■ **GOAL**
Gather, from the data below, each line in which the word "matplotlib" occurs.

■ **MATERIAL SUPPLIED**

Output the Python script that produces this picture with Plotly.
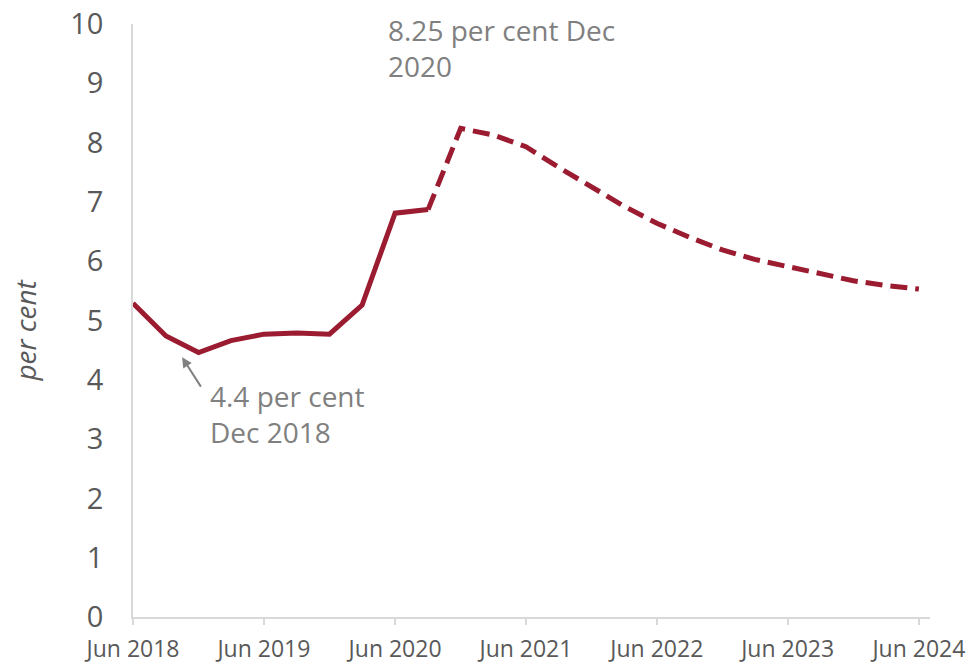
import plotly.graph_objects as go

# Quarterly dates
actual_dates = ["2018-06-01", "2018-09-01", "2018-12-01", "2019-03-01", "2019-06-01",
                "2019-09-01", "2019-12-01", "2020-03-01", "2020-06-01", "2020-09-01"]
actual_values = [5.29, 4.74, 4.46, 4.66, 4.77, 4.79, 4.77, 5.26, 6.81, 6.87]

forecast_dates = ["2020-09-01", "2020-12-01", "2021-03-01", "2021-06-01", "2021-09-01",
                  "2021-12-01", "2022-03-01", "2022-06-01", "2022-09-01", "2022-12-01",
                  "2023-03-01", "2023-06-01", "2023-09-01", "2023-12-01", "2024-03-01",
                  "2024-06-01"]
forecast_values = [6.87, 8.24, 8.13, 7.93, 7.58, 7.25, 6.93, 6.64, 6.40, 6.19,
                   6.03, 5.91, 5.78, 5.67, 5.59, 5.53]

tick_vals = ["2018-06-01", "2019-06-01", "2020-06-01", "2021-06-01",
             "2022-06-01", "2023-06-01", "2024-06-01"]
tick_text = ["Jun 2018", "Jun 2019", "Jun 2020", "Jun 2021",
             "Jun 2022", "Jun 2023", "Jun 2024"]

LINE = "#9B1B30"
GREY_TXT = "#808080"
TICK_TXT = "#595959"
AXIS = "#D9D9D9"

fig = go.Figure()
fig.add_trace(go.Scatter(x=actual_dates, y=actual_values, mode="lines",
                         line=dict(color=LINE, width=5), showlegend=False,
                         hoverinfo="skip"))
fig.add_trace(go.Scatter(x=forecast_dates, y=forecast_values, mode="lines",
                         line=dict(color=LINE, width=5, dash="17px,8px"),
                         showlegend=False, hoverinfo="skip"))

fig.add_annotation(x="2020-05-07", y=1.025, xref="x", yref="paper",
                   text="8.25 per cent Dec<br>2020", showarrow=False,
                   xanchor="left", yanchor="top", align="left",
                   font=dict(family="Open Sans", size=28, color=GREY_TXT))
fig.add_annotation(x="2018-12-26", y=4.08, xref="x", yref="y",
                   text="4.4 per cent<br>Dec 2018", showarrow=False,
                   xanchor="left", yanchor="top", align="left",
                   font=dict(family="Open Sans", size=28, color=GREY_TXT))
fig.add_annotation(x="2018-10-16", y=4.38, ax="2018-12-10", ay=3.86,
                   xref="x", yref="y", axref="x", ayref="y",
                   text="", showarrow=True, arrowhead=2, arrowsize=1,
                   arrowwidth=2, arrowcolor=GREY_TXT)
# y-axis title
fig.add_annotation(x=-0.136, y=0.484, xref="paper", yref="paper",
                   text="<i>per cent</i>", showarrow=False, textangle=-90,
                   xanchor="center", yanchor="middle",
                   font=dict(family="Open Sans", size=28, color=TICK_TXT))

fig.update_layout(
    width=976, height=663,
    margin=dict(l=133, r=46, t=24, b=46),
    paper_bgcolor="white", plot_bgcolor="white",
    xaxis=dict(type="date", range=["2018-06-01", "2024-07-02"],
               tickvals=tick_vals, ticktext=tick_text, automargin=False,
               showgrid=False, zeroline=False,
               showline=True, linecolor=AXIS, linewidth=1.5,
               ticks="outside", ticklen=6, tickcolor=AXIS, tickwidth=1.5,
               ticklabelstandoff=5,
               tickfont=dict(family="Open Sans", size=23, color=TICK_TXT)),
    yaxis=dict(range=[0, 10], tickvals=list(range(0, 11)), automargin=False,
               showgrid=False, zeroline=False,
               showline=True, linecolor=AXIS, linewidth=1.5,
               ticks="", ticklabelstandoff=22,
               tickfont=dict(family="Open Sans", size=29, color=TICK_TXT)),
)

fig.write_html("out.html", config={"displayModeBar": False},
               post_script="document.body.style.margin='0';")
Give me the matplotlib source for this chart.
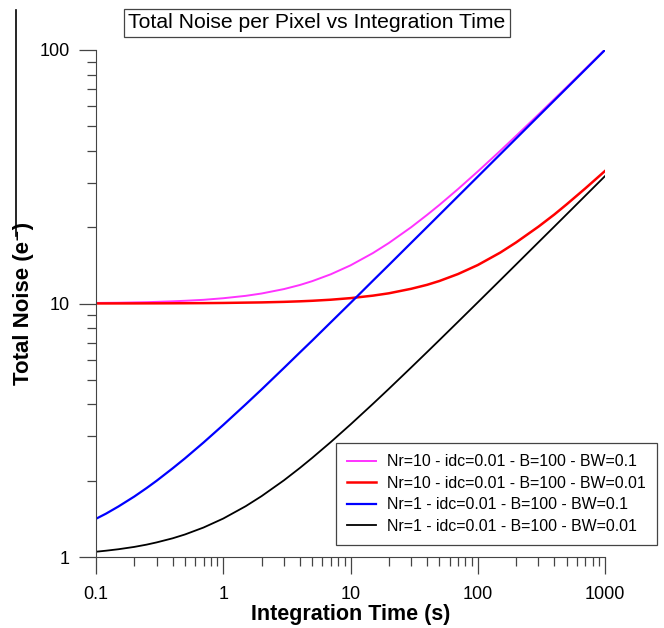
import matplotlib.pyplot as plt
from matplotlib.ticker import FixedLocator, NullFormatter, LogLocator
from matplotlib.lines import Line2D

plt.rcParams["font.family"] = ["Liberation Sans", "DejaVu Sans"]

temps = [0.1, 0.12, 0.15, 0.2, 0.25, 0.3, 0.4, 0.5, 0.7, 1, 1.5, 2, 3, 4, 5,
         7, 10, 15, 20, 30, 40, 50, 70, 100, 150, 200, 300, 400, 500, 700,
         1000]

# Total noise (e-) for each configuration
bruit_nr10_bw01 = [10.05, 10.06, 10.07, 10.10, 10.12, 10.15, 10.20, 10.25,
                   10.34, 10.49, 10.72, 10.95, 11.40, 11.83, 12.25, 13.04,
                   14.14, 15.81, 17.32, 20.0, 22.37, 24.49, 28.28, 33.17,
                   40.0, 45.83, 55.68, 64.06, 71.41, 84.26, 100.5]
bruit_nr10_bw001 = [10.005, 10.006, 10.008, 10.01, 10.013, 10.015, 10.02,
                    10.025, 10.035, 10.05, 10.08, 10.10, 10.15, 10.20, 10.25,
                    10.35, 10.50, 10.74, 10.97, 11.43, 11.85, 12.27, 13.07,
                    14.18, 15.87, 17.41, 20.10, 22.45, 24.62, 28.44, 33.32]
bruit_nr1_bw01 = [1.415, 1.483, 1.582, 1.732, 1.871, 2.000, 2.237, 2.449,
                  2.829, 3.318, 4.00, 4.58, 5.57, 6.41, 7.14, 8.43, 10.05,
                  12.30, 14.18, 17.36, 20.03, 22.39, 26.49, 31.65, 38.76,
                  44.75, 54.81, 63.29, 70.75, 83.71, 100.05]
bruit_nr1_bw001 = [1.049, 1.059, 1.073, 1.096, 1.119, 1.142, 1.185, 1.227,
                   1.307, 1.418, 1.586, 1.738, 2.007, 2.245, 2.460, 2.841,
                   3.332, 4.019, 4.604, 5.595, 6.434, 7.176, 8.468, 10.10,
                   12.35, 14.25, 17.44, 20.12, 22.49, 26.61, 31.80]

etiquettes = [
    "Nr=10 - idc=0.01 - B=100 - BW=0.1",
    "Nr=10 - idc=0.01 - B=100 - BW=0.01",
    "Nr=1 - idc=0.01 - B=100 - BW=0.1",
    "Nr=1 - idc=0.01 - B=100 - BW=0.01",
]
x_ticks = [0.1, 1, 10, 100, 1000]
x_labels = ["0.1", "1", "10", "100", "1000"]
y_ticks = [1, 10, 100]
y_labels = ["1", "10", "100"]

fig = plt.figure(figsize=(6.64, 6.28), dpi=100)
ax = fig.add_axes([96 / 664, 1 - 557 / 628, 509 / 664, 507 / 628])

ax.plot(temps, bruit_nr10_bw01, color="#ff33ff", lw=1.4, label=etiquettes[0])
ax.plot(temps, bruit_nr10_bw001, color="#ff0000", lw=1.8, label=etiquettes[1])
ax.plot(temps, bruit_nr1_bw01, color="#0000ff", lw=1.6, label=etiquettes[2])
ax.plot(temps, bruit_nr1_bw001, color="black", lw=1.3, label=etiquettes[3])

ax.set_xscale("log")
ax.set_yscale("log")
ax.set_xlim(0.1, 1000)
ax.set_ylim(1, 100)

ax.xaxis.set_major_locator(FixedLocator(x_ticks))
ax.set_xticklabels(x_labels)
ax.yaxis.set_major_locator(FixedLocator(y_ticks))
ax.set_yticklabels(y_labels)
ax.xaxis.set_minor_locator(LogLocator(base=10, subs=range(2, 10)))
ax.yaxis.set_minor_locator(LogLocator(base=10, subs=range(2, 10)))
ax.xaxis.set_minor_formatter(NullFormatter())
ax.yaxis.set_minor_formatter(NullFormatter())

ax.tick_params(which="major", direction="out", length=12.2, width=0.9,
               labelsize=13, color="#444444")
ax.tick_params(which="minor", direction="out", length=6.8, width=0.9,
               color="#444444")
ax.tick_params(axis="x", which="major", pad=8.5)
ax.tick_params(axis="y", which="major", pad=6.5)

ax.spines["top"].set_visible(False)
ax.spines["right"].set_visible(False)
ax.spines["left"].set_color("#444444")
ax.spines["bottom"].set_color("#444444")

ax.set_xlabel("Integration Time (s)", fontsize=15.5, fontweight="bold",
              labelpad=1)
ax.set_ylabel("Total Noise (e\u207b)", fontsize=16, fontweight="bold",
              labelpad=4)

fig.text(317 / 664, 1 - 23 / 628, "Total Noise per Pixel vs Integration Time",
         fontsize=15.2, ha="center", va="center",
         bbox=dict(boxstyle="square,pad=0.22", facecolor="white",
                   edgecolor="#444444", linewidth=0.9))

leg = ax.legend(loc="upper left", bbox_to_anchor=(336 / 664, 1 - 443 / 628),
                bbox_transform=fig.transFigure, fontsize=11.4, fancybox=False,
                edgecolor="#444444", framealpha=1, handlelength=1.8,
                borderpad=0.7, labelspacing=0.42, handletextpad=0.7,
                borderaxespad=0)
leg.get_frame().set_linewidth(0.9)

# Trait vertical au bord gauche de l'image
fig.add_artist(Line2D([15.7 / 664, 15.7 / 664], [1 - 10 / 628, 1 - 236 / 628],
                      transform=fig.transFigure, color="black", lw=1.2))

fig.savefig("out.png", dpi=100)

■ **TASK OUTPUT**
Give me the matplotlib source for this chart.
import matplotlib.pyplot as plt
from matplotlib.ticker import FixedLocator, NullFormatter, LogLocator
from matplotlib.lines import Line2D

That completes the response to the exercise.